Précarité hydrique en France : un enjeu social et territorial
La « précarité hydrique » désigne la situation de personnes qui n’ont pas un accès effectif, suffisant et garanti à l’eau potable et à l’assainissement, soit parce que leur logement n’est pas raccordé au réseau, soit parce qu’elles vivent dans des habitats informels ou sans domicile. Ainsi, cette notion se distingue du stress hydrique lié au changement climatique : elle met en lumière un enjeu de justice sociale et territoriale.
Précarité hydrique - enjeux et constats
En France, 99 % de la population est raccordée à un réseau public d’eau. Pourtant, l’accès réel à l’eau potable et à l’assainissement reste fragile pour de nombreux ménages. Les impayés d’eau concernent alors environ 2 à 3 % des usagers au niveau national, et jusqu’à 30 % en Guadeloupe. À cela s’ajoutent près de 330 000 personnes sans domicile et 100 000 vivant en habitat informel, qui dépendent de solutions précaires comme des bornes-fontaines, des bidons ou l’accès à des douches publiques.
La précarité hydrique renvoie ainsi à une inégalité sociale. Elle touche d’abord les personnes sans logement stable, mais aussi celles dont la situation économique les expose à des coupures ou des restrictions d’usage. C’est un angle mort des politiques de lutte contre la pauvreté, alors même que l’eau est un droit fondamental reconnu par les Nations unies depuis 2010.

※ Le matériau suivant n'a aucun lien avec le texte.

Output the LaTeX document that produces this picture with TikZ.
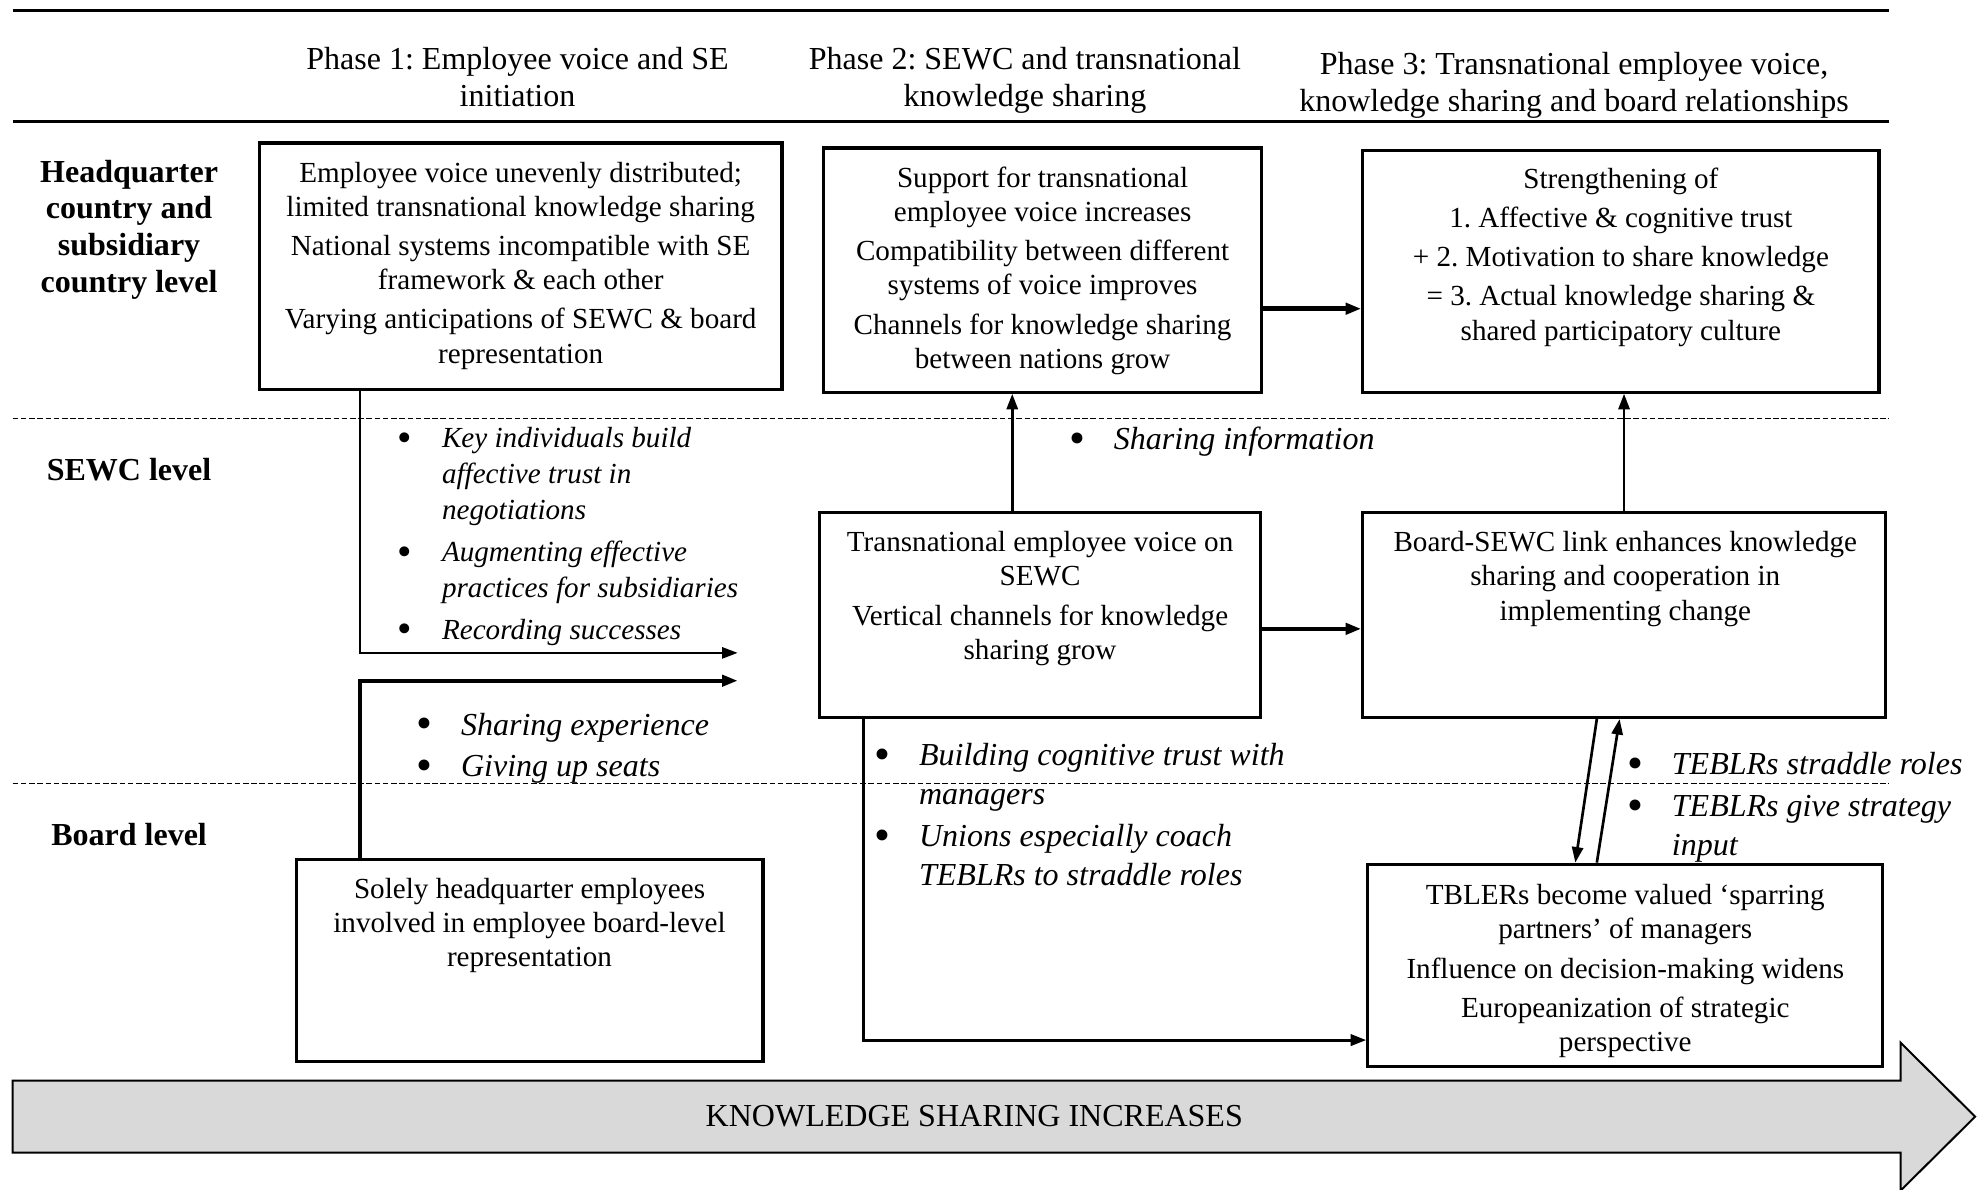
\documentclass[tikz,border=0pt]{standalone}
\usepackage{fontspec}
\setmainfont{Liberation Serif}
\usepackage{graphicx}
\usepackage{tikz}
\usetikzlibrary{arrows.meta, positioning, calc}
\frenchspacing
\newcommand{\boxlines}[1]{\begin{tabular}[t]{@{}c@{}}#1\end{tabular}}
\newcommand{\itemlines}[1]{\begin{tabular}[t]{@{}p{0.7cm}@{}l@{}}#1\end{tabular}}
\newcommand{\blt}{\raisebox{-0.12em}{\scalebox{1.42}{\upshape\textbullet}}}
\tikzset{
  box/.style={rectangle, draw=black, line width=1.4pt, inner sep=0pt},
  boxtext/.style={anchor=base, inner sep=0pt, font=\fontsize{13.1}{15.4}\selectfont},
  phasetext/.style={anchor=base, inner sep=0pt, font=\fontsize{14.4}{16.5}\selectfont},
  leveltext/.style={anchor=base, inner sep=0pt, font=\fontsize{14.4}{16.5}\selectfont\bfseries},
  bullets/.style={anchor=base west, inner sep=0pt, font=\fontsize{14.4}{17.6}\selectfont\itshape},
  smallbullets/.style={bullets, font=\fontsize{13.1}{16.2}\selectfont\itshape},
  levelline/.style={line width=0.6pt, dash pattern=on 2.5pt off 1.2pt},
  rule/.style={line width=1.3pt},
  arrow/.style={-{Triangle[length=7pt,width=5pt]}, line width=1.2pt},
  thickarrow/.style={arrow, line width=2pt},
  bigarrow/.style={draw=black, line width=0.9pt, fill=black!15}
}
\begin{document}
\begin{tikzpicture}
  \useasboundingbox (0,0) rectangle (31.36,18.8);
  % Header rules
  \draw[rule] (0.2,18.64) -- (29.86,18.64);
  \draw[rule] (0.2,16.88) -- (29.86,16.88);
  % Phase headers
  \node[phasetext] (phase1) at (8.18,17.70) {\boxlines{Phase 1: Employee voice and SE\\ initiation}};
  \node[phasetext] (phase2) at (16.20,17.70) {\boxlines{Phase 2: SEWC and transnational\\ knowledge sharing}};
  \node[phasetext] (phase3) at (24.88,17.62) {\boxlines{Phase 3: Transnational employee voice,\\ knowledge sharing and board relationships}};
  % Level separators
  \draw[levelline] (0.2,12.18) -- (29.86,12.18);
  \draw[levelline] (0.2,6.42) -- (29.86,6.42);
  % Level labels
  \node[leveltext] (hqlevel) at (2.04,15.92) {\boxlines{Headquarter\\ country and\\ subsidiary\\ country level}};
  \node[leveltext] (sewclevel) at (2.04,11.20) {SEWC level};
  \node[leveltext] (boardlevel) at (2.04,5.44) {Board level};
  % Boxes
  \node[box, minimum width=8.26cm, minimum height=3.90cm] (hq1) at (8.23,14.59) {};
  \node[box, minimum width=6.92cm, minimum height=3.86cm] (hq2) at (16.48,14.53) {};
  \node[box, minimum width=8.16cm, minimum height=3.82cm] (hq3) at (25.62,14.51) {};
  \node[box, minimum width=6.96cm, minimum height=3.24cm] (sewc2) at (16.44,9.08) {};
  \node[box, minimum width=8.26cm, minimum height=3.24cm] (sewc3) at (25.67,9.08) {};
  \node[box, minimum width=7.38cm, minimum height=3.20cm] (board1) at (8.37,3.62) {};
  \node[box, minimum width=8.14cm, minimum height=3.20cm] (board3) at (25.69,3.54) {};
  % Box texts
  \node[boxtext] (hq1text) at (8.23,15.92) {\boxlines{Employee voice unevenly distributed;\\ limited transnational knowledge sharing\\[2.2pt] National systems incompatible with SE\\ framework \& each other\\[2.2pt] Varying anticipations of SEWC \& board\\ representation}};
  \node[boxtext] (hq2text) at (16.48,15.84) {\boxlines{Support for transnational\\ employee voice increases\\[2.2pt] Compatibility between different\\ systems of voice improves\\[2.2pt] Channels for knowledge sharing\\ between nations grow}};
  \node[boxtext] (hq3text) at (25.62,15.82) {\boxlines{Strengthening of\\[2.2pt] 1. Affective \& cognitive trust\\[2.2pt] + 2. Motivation to share knowledge\\[2.2pt] = 3. Actual knowledge sharing \&\\ shared participatory culture}};
  \node[boxtext] (sewc2text) at (16.44,10.08) {\boxlines{Transnational employee voice on\\ SEWC\\[2.2pt] Vertical channels for knowledge\\ sharing grow}};
  \node[boxtext] (sewc3text) at (25.69,10.08) {\boxlines{Board-SEWC link enhances knowledge\\ sharing and cooperation in\\ implementing change}};
  \node[boxtext] (board1text) at (8.37,4.60) {\boxlines{Solely headquarter employees\\ involved in employee board-level\\ representation}};
  \node[boxtext] (board3text) at (25.69,4.50) {\boxlines{TBLERs become valued ‘sparring\\ partners’ of managers\\[2.2pt] Influence on decision-making widens\\[2.2pt] Europeanization of strategic\\ perspective}};
  % Bullet lists
  \node[smallbullets] (trustlist) at (6.28,11.72) {\itemlines{\blt & Key individuals build\\ & affective trust in\\ & negotiations\\[2.5pt] \blt & Augmenting effective\\ & practices for subsidiaries\\[2.5pt] \blt & Recording successes}};
  \node[bullets] (seatlist) at (6.58,7.18) {\itemlines{\blt & Sharing experience\\[1.2pt] \blt & Giving up seats}};
  \node[bullets] (infolist) at (16.90,11.70) {\itemlines{\blt & Sharing information}};
  \node[bullets] (managerlist) at (13.82,6.70) {\itemlines{\blt & Building cognitive trust with\\ & managers\\[1.2pt] \blt & Unions especially coach\\ & TEBLRs to straddle roles}};
  \node[bullets] (teblrlist) at (25.72,6.56) {\itemlines{\blt & TEBLRs straddle roles\\[1.2pt] \blt & TEBLRs give strategy\\ & input}};
  % Connectors
  \coordinate (sewcin1) at (11.66,8.48);
  \coordinate (sewcin2) at (11.66,8.04);
  \coordinate (hq1out) at ([xshift=1.62cm]hq1.south west);
  \coordinate (board1out) at ([xshift=1.04cm]board1.north west);
  \draw[arrow, line width=1pt] (hq1out) |- (sewcin1);
  \draw[arrow, line width=1.7pt] (board1out) |- (sewcin2);
  \coordinate (sewc2up) at ([xshift=-0.44cm]sewc2.north);
  \draw[arrow] (sewc2up) -- (sewc2up |- hq2.south);
  \coordinate (hq2out) at ([yshift=-0.61cm]hq2.east);
  \draw[thickarrow] (hq2out) -- (hq2out -| hq3.west);
  \coordinate (sewc2out) at ([yshift=-0.22cm]sewc2.east);
  \draw[thickarrow] (sewc2out) -- (sewc2out -| sewc3.west);
  \draw[arrow] (sewc3.north) -- (sewc3.north |- hq3.south);
  \coordinate (sewc2down) at ([xshift=0.72cm]sewc2.south west);
  \coordinate (board3in) at ([yshift=-1.18cm]board3.west);
  \draw[arrow, line width=1.4pt] (sewc2down) |- (board3in);
  \draw[arrow] ([xshift=-0.43cm]sewc3.south) -- ([xshift=-0.79cm]board3.north);
  \draw[arrow] ([xshift=-0.45cm]board3.north) -- ([xshift=-0.07cm]sewc3.south);
  % Knowledge sharing arrow
  \draw[bigarrow] (0.2,1.72) -- (30.04,1.72) -- (30.04,2.32) -- (31.22,1.15)
    -- (30.04,-0.02) -- (30.04,0.58) -- (0.2,0.58) -- cycle;
  \node[phasetext, anchor=center] (kstext) at (15.4,1.15) {KNOWLEDGE SHARING INCREASES};
\end{tikzpicture}
\end{document}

Un cadre réglementaire qui possède des limites
La réglementation encadre déjà les obligations des services d’eau potable :
- La directive européenne (directive (UE) 2020/2184 relative à la qualité des eaux destinées à la consommation humaine) impose aux États membres de garantir un accès à l’eau pour les populations vulnérables et marginalisées.
- En droit français, le Code de la santé publique consacre l’obligation pour les collectivités d’assurer la distribution d’une eau potable conforme aux normes de qualité.
- Depuis 2013, la loi Brottes interdit les coupures d’eau pour impayés dans les résidences principales, mesure renforcée par la loi Engagement et Proximité (2019).
Cependant, ces dispositifs ne couvrent pas toutes les situations. Les personnes sans logement raccordé ou vivant en habitat précaire restent en marge des protections légales, faute de dispositifs adaptés pour garantir un accès universel.
De plus, la précarité hydrique se manifeste différemment selon les contextes :
- Dans les métropoles, elle touche principalement les bidonvilles, squats et habitats précaires, où les équipements de base (eau, assainissement) font défaut.
- Dans les outre-mer, la vétusté des réseaux, les difficultés financières des services publics et le poids des impayés entraînent des interruptions fréquentes.
- Dans les zones rurales ou certains territoires en sécheresse, des coupures ou restrictions peuvent fragiliser encore davantage les ménages précaires.
Comment agir contre la précarité hydrique ?
Agir contre la précarité hydrique suppose d’aller au-delà des seules politiques de gestion de la ressource. Ainsi, les leviers prioritaires sont :
- sécuriser l’accès pour les publics fragiles (points d’eau et sanitaires publics, accompagnement social en cas d’impayés),
- renforcer les obligations des collectivités pour garantir une desserte universelle,
- adapter les dispositifs réglementaires aux réalités des habitats informels et des personnes sans domicile,
- et développer une tarification sociale de l’eau, permettant d’assurer un volume vital accessible à tous.
Un diagnostic social et territorial nécessaire
Il n’est plus possible de traiter la précarité hydrique comme une conséquence marginale de la crise climatique.
C’est d’abord une question sociale, qui interroge le respect du droit à l’eau et à la dignité humaine en France.
Pour agir efficacement, il est indispensable de réaliser des diagnostics territoriaux d’accès à l’eau, associant collectivités, services publics et associations. Ces diagnostics permettront :
- d’identifier les zones et publics en difficulté,
- d’adapter les réponses sociales et techniques,
- et de mettre en œuvre une véritable politique de solidarité hydrique à l’échelle nationale.